### REQUIRED TASK
Skip pictures in the listing below; copy exactly the lines from the one with "Give me the Plotly source for this chart." through the one with "days = list(range(1, 66))", inclusive.

### DATASET EXTRACT
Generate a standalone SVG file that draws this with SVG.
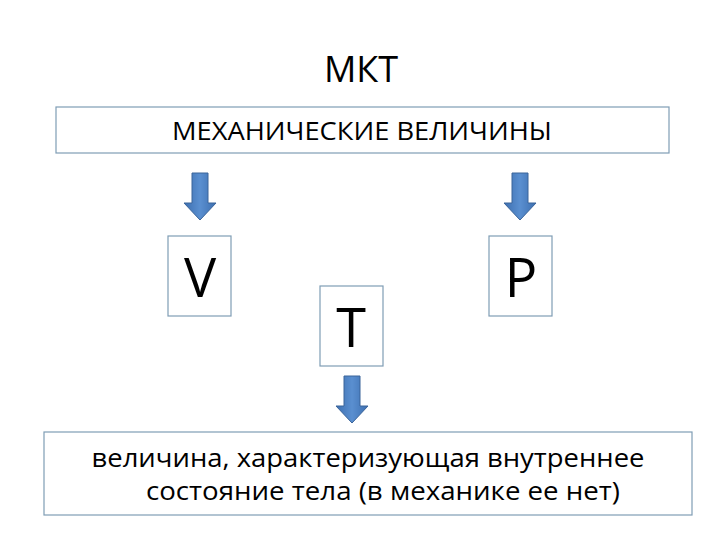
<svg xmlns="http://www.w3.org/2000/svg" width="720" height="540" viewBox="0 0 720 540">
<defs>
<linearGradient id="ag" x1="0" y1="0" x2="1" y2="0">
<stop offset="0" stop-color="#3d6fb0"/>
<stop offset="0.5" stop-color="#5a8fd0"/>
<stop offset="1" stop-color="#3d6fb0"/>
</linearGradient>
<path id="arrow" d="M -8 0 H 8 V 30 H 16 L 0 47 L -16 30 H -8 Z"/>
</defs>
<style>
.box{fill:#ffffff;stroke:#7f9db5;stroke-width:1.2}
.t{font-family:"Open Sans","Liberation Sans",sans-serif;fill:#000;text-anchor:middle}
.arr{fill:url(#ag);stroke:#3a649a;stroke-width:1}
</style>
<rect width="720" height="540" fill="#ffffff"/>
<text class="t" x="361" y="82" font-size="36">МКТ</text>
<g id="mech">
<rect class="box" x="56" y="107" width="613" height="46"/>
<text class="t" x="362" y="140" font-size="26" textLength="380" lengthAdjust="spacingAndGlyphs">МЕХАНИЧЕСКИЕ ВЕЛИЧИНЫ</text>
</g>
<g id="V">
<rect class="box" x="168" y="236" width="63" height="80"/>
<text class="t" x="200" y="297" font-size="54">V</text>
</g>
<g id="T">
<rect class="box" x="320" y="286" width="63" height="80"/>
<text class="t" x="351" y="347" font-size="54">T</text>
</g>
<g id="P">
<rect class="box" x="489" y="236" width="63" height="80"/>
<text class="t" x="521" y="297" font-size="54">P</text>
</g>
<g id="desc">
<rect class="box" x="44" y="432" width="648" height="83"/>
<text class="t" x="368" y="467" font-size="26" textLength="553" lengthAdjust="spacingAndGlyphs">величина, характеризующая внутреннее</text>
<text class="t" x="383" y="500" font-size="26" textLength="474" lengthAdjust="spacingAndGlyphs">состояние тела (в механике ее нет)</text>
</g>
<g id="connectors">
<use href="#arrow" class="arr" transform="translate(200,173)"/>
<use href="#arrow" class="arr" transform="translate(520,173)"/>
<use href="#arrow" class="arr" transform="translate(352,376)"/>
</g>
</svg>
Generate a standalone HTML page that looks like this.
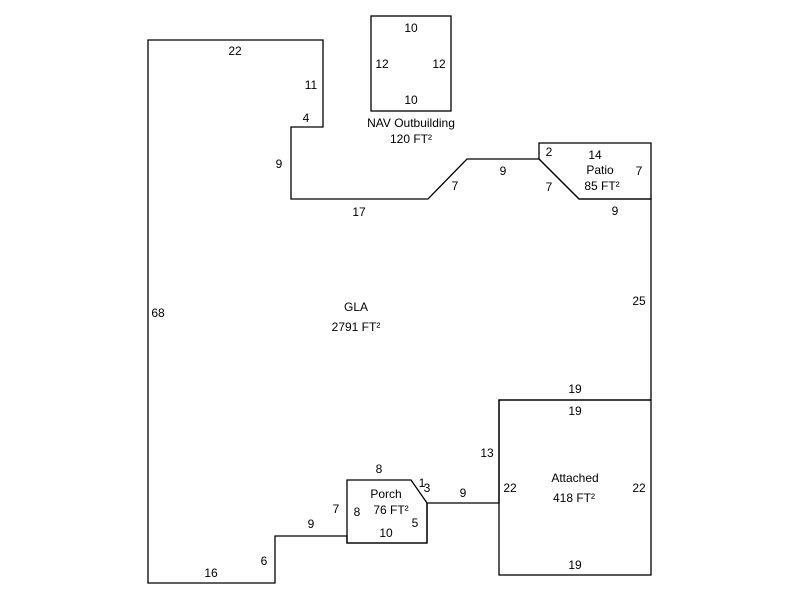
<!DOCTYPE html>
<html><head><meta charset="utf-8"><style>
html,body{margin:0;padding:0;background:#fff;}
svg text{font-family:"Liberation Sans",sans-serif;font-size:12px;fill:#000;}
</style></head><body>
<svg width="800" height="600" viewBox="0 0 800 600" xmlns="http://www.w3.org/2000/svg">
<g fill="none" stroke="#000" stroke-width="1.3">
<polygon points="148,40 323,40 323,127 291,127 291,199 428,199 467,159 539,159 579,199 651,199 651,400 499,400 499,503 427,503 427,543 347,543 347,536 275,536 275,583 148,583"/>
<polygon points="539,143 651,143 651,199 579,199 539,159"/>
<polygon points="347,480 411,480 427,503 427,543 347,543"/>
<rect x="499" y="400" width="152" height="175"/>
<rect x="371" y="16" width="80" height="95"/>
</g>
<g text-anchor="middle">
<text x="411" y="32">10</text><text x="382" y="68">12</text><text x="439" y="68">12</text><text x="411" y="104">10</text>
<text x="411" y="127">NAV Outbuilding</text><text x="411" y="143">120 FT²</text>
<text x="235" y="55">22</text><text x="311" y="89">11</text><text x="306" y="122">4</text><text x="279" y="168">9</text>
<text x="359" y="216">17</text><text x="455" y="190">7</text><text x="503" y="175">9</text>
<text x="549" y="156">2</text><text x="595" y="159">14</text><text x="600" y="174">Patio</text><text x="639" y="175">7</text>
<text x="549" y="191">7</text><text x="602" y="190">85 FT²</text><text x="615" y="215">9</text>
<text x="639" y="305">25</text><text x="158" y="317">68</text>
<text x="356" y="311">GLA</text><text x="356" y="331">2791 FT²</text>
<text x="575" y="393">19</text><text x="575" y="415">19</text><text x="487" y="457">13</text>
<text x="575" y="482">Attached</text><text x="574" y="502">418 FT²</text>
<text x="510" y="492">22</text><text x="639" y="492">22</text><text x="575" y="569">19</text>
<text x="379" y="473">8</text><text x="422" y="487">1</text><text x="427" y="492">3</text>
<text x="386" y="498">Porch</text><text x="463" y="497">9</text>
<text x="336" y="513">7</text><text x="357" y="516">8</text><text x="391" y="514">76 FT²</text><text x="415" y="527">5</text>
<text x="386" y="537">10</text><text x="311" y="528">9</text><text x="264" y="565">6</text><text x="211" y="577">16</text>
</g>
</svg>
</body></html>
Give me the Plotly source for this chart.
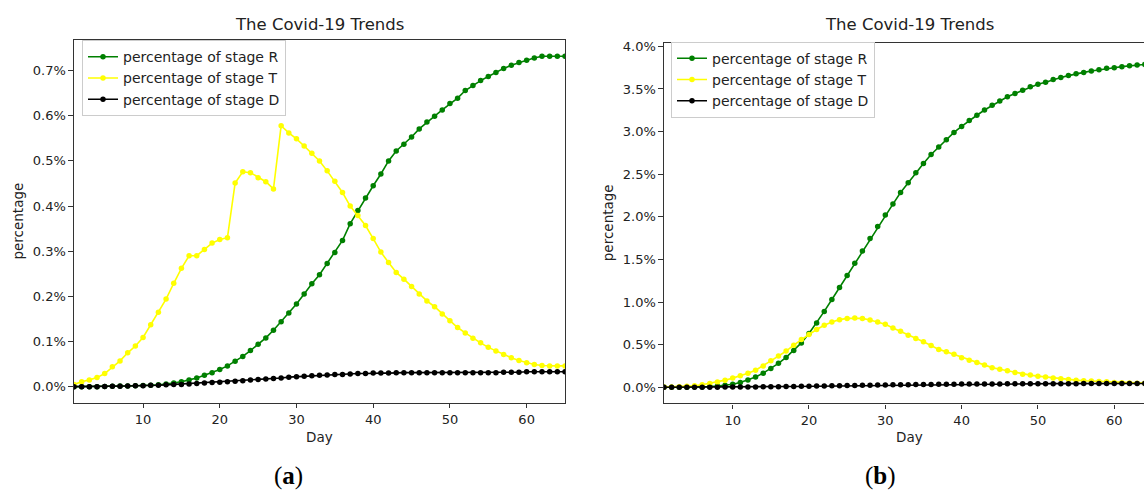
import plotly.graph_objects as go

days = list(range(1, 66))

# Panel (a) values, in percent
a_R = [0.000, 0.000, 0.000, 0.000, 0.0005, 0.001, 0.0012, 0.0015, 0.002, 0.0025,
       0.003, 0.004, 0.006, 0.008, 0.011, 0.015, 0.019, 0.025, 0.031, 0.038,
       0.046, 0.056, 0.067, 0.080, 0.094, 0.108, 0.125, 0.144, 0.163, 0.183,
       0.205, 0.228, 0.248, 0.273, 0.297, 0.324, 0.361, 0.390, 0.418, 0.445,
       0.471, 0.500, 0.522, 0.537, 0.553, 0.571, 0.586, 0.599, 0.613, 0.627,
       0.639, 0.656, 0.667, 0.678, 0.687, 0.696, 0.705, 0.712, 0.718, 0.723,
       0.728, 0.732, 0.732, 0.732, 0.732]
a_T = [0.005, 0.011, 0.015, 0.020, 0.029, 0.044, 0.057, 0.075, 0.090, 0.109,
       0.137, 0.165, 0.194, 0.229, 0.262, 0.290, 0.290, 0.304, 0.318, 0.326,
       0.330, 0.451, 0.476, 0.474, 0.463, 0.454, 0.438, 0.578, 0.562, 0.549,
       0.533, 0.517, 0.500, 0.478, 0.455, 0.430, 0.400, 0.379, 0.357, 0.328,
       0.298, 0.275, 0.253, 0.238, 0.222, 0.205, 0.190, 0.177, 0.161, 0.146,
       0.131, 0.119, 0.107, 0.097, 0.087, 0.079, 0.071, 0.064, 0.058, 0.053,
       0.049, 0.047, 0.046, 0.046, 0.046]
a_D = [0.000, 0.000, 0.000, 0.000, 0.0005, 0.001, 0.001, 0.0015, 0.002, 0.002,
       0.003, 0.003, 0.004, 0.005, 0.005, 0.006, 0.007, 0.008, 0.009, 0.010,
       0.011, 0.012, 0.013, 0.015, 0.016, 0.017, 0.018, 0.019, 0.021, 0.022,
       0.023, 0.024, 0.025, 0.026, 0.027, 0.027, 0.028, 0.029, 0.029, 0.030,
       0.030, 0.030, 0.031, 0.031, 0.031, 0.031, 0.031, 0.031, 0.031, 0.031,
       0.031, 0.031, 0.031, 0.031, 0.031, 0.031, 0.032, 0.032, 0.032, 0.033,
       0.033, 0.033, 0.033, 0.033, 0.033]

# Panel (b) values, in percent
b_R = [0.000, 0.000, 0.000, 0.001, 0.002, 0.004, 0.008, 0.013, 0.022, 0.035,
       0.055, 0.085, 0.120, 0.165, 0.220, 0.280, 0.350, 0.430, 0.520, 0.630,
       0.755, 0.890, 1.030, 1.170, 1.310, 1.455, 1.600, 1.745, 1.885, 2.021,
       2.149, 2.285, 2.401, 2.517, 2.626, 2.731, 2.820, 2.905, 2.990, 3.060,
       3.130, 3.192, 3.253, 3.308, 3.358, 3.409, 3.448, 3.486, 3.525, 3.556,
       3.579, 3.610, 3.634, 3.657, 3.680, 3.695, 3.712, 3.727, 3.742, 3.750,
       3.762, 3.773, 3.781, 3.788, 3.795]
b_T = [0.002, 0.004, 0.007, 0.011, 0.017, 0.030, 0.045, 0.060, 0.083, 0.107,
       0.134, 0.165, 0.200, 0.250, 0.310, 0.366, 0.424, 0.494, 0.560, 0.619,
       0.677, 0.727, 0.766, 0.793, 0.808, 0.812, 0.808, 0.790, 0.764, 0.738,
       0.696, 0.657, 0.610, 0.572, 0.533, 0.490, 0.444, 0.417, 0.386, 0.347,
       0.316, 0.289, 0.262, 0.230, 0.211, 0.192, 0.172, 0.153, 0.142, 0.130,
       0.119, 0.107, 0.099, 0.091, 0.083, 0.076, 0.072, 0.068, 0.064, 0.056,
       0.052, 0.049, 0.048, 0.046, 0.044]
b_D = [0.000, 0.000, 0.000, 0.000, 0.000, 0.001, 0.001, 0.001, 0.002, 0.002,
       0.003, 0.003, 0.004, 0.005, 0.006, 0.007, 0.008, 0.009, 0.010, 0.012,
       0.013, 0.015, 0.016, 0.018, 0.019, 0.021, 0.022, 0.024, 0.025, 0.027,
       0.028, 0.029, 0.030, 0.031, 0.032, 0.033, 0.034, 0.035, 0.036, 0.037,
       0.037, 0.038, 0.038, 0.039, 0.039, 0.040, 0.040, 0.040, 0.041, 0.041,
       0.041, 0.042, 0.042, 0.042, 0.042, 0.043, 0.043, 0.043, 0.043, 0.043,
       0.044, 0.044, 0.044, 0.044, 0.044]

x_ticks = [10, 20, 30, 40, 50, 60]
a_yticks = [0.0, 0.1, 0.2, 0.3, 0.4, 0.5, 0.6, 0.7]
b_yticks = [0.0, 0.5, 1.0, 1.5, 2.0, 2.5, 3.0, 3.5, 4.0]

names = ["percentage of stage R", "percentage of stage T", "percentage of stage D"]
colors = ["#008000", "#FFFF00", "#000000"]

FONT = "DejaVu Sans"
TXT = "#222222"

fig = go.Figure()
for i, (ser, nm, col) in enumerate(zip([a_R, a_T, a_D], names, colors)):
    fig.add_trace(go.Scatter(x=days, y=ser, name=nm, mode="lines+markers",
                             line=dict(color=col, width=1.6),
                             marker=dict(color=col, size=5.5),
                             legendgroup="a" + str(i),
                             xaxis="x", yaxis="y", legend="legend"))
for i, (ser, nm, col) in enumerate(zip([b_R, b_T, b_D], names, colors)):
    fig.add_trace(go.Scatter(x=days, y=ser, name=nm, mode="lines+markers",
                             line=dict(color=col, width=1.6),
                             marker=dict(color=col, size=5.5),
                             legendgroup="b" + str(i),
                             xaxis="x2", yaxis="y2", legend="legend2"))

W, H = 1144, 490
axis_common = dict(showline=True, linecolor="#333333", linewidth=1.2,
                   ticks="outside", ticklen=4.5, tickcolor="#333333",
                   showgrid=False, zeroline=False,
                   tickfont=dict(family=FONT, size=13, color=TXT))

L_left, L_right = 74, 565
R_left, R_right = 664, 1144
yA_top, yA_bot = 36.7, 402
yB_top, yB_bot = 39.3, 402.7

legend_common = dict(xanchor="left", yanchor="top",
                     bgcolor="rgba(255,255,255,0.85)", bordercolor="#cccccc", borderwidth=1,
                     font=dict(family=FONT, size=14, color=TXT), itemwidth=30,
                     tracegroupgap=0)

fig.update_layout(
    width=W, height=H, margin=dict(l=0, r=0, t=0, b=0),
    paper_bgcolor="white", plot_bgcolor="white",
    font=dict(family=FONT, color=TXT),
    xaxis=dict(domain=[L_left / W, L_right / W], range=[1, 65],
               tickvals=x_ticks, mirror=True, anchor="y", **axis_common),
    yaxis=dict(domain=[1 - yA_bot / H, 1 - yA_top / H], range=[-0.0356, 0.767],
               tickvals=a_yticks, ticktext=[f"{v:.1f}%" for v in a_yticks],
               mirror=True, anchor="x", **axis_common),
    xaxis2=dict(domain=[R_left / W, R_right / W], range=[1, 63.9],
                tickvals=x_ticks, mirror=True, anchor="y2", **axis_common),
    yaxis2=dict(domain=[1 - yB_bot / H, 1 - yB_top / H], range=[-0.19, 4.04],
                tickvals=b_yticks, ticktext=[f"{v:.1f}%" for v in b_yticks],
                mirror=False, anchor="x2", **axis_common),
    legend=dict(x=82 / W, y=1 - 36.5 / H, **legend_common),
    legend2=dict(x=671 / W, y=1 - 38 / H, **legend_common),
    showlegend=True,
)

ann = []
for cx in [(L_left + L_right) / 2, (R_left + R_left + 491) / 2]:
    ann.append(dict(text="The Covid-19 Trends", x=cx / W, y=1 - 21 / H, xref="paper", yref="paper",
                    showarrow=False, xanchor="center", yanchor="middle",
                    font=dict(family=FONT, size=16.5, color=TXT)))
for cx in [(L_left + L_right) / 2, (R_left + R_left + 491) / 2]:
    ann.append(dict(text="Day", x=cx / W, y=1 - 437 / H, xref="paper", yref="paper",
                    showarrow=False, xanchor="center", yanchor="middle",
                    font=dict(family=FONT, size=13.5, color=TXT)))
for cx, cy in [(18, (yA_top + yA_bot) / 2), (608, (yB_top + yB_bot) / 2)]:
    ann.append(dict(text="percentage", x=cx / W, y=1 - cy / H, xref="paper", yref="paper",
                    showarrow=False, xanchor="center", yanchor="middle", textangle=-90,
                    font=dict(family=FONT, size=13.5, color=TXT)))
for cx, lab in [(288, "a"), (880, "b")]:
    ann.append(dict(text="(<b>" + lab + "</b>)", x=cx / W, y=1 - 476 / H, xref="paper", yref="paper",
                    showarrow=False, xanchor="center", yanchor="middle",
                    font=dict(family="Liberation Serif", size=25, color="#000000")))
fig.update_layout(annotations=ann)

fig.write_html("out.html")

### FINAL RESULT
Give me the Plotly source for this chart.
import plotly.graph_objects as go

days = list(range(1, 66))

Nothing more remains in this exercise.